Charlotte lawyer Jim Cooney was on the agenda of the special committee's first meeting. Discussion could last from a couple of hours to as long as the entire day.

Cooney represented Reade Seligmann, who along with David Evans and Collin Finnerty, was indicted last year on charges of first-degree rape, sexual assault and kidnapping charges that later were all dropped.

Durham Mayor Bill Bell and members of the Durham City Council called for the 12-member panel in May following an internal police department report that found, in part, that a tense relationship between then-District Attorney Mike Nifong and defense attorneys had hampered the investigation and that detectives had done nothing wrong.

Bell said that report lacked focus and left questions about the police department's role in the case unanswered, specifically who led the investigation — detectives or Nifong.

"It's really an embarrassment that we're going through this and that we have to do this process," Durham City Councilman Eugene Brown said last month. "It's painful, but the truth, sometimes, is painful, and it needs to come out."

Durham Police Chief Steve Chalmers has defended his officers' actions and has said that he wanted a third-party review and a more in-depth report before Bell called for it.

Former North Carolina Supreme Court Justice Willis Whichard heads the panel, which also includes retired Chapel Hill police Chief Gregg Jarvies, Durham attorney Ken Spaulding and a victims advocate, Aurelia Sands-Bell.

An exotic dancer, Crystal Gail Mangum, alleged she was raped, sodomized and beaten for nearly 30 minutes during a March 13, 2006, party at a house rented by Evans and two other lacrosse team co-captains.

But the case was troubled, with Mangum changing details of her story from nearly the beginning, claiming she had been raped by numerous men but failing on several occasions to identify the men she said attacked her.

Discrepancies in her story ultimately led to Nifong's dismissing rape charges against the accused in December.

The North Carolina Attorney General's Office, which took over the case in January, dismissed the remaining charges in April and, in what legal observers call a rare move, declared Evans, Finnerty and Seligmann innocent.

Last month, a disciplinary panel from the North Carolina State Bar disbarred Nifong for his handling of the case.

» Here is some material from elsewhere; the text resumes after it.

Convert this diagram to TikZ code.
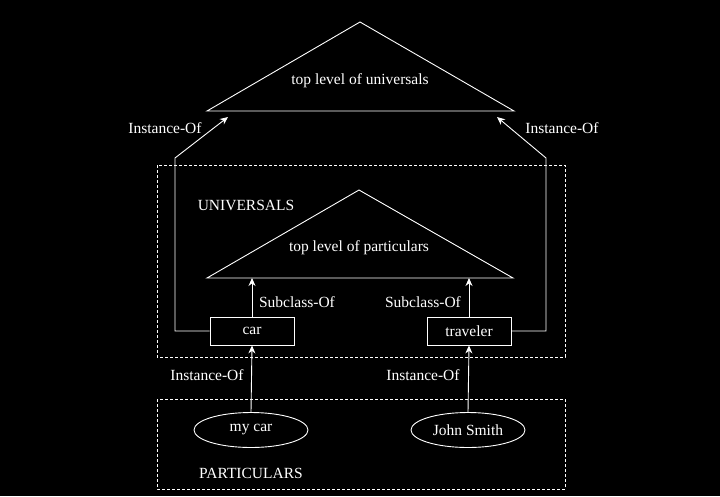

He later resigned from his post.

The special committee's convening comes one day after the city announced the man, Jose Lopez Sr., an assistant police chief in Hartford, Conn., who will replace Chalmers when he retires at the end of the year.

Lopez said Thursday he plans to move the police department forward and put the troubled lacrosse case in the past.

"I don't really believe the city of Durham is defined by Duke lacrosse, and neither is this esteemed police department," he said.